The Chinese think tank is administering accelerator (A), break (B) and clutch (C) strategy popular in car driving. The PRC executes its strategic and localised operations against neighbouring nations by its People’s Liberation Army (PLA) using accelerator mode till they envisage any adverse situation in the international diaspora. Then they adopt gradually withdrawal strategy (clutch mode). They talk about diplomacy, increase PR exercises to justify their positions. At the end, when they foresee no immediate hopes or increasing anti-China momentum among the global super powers, they switch over to break mode i.e. to abandon the operations completely waiting for an appropriate time to come.
The Galwan Valley episode and Chinese atrocities across the ‘Line of Actual Control’ of India are the tips of an iceberg. In recent times, India has overshadowed China in most of the forums i.e. on borders, global diplomatic arenas and implementation of dynamic state policies. All these strategic measures have created enormous frustrations among the dragon think tank. The propaganda, global PR activities and threat provocation tactics have been widely exposed and expunged before the world communities by politically, diplomatically and showcasing successful strategic border operations.

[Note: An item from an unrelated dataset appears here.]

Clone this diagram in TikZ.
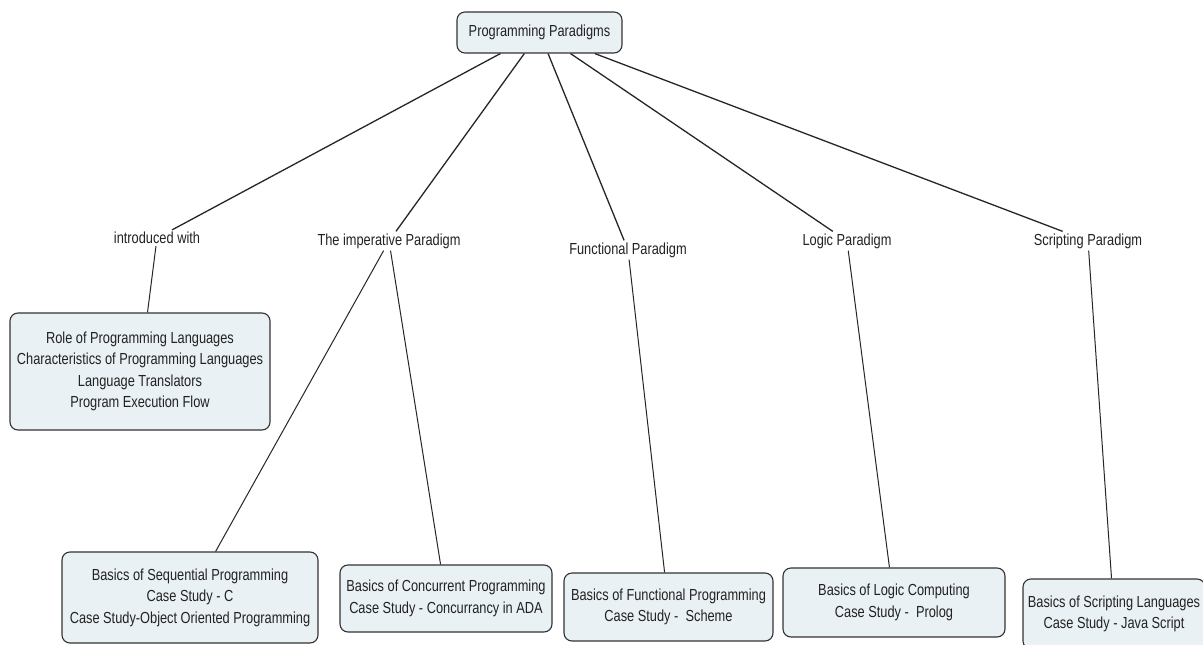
\documentclass[tikz,border=0pt]{standalone}
\usepackage{fontspec}
\setmainfont{Liberation Sans}[FakeStretch=0.8]
\definecolor{boxfill}{HTML}{EAF1F4}
\definecolor{boxline}{HTML}{333333}
\definecolor{txt}{HTML}{222222}
\begin{document}
\begin{tikzpicture}[x=1pt,y=-1pt,
  every node/.style={text=txt, font=\fontsize{16}{21.5}\selectfont},
  box/.style={draw=boxline, line width=1.1pt, fill=boxfill, rounded corners=8pt,
              align=center, inner sep=0pt},
  lbl/.style={inner sep=2pt},
  link/.style={draw=black!85, line width=1.3pt},
  sublink/.style={draw=black!85, line width=1pt}]
\useasboundingbox (0,0) rectangle (1203,645);
\clip (0,0) rectangle (1203,645);
\fill[white] (0,0) rectangle (1203,645);

% main concept
\node[box, minimum width=165pt, minimum height=41pt] (top) at (539.5,32.5) {Programming Paradigms};

% linking phrases
\node[lbl] (intro)  at (157,238) {introduced with};
\node[lbl] (imper)  at (389,241) {The imperative Paradigm};
\node[lbl] (func)   at (628,250) {Functional Paradigm};
\node[lbl] (logic)  at (847,241) {Logic Paradigm};
\node[lbl] (script) at (1088,241) {Scripting Paradigm};

% concept boxes
\node[box, minimum width=260pt, minimum height=117pt] (intbox) at (140,371.5)
  {Role of Programming Languages\\Characteristics of Programming Languages\\Language Translators\\Program Execution Flow};
\node[box, minimum width=256pt, minimum height=91pt] (seqbox) at (190,597.5)
  {Basics of Sequential Programming\\Case Study - C\\Case Study-Object Oriented Programming};
\node[box, minimum width=212pt, minimum height=67pt] (conbox) at (446,598.5)
  {Basics of Concurrent Programming\\Case Study - Concurrancy in ADA};
\node[box, minimum width=209pt, minimum height=68pt] (funbox) at (668.5,607)
  {Basics of Functional Programming\\Case Study - \ Scheme};
\node[box, minimum width=222pt, minimum height=69pt] (logbox) at (894,602.5)
  {Basics of Logic Computing\\Case Study - \ Prolog};
\node[box, minimum width=182pt, minimum height=70pt] (scrbox) at (1114,614)
  {Basics of Scripting Languages\\Case Study - Java Script};

% connectors from the main concept
\draw[link] (top) -- (intro);
\draw[link] (top) -- (imper);
\draw[link] (top) -- (func);
\draw[link] (top) -- (logic);
\draw[link] (top) -- (script);

% connectors to the concept boxes
\draw[sublink] (intro) -- (intbox);
\draw[sublink] (imper) -- (seqbox);
\draw[sublink] (imper) -- (conbox);
\draw[sublink] (func) -- (funbox);
\draw[sublink] (logic) -- (logbox);
\draw[sublink] (script) -- (scrbox);
\end{tikzpicture}
\end{document}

Recent kidnapping of five Indians from Arunachal Pradesh and followed by executing for free unconditional return is a gimmick to convince the world about its neighbourhood gesture, generosity and commitment to global peace. It could be a propaganda tactic and soft attempt to transcript a sympathetic message so that PRC may increase its cross-border atrocities in the regions. There is no doubt ‘aggressive expansionism’ is the ultimate philosophy of the highest leadership in China. It would be achieved by economic warfare as the central strategy which may be coveted under a variety of illusionary, deceptive and misleading approaches that may necessarily include dragon’s strategic defence atrocities across the borders. History repeats itself with its new forms, formats and outlooks.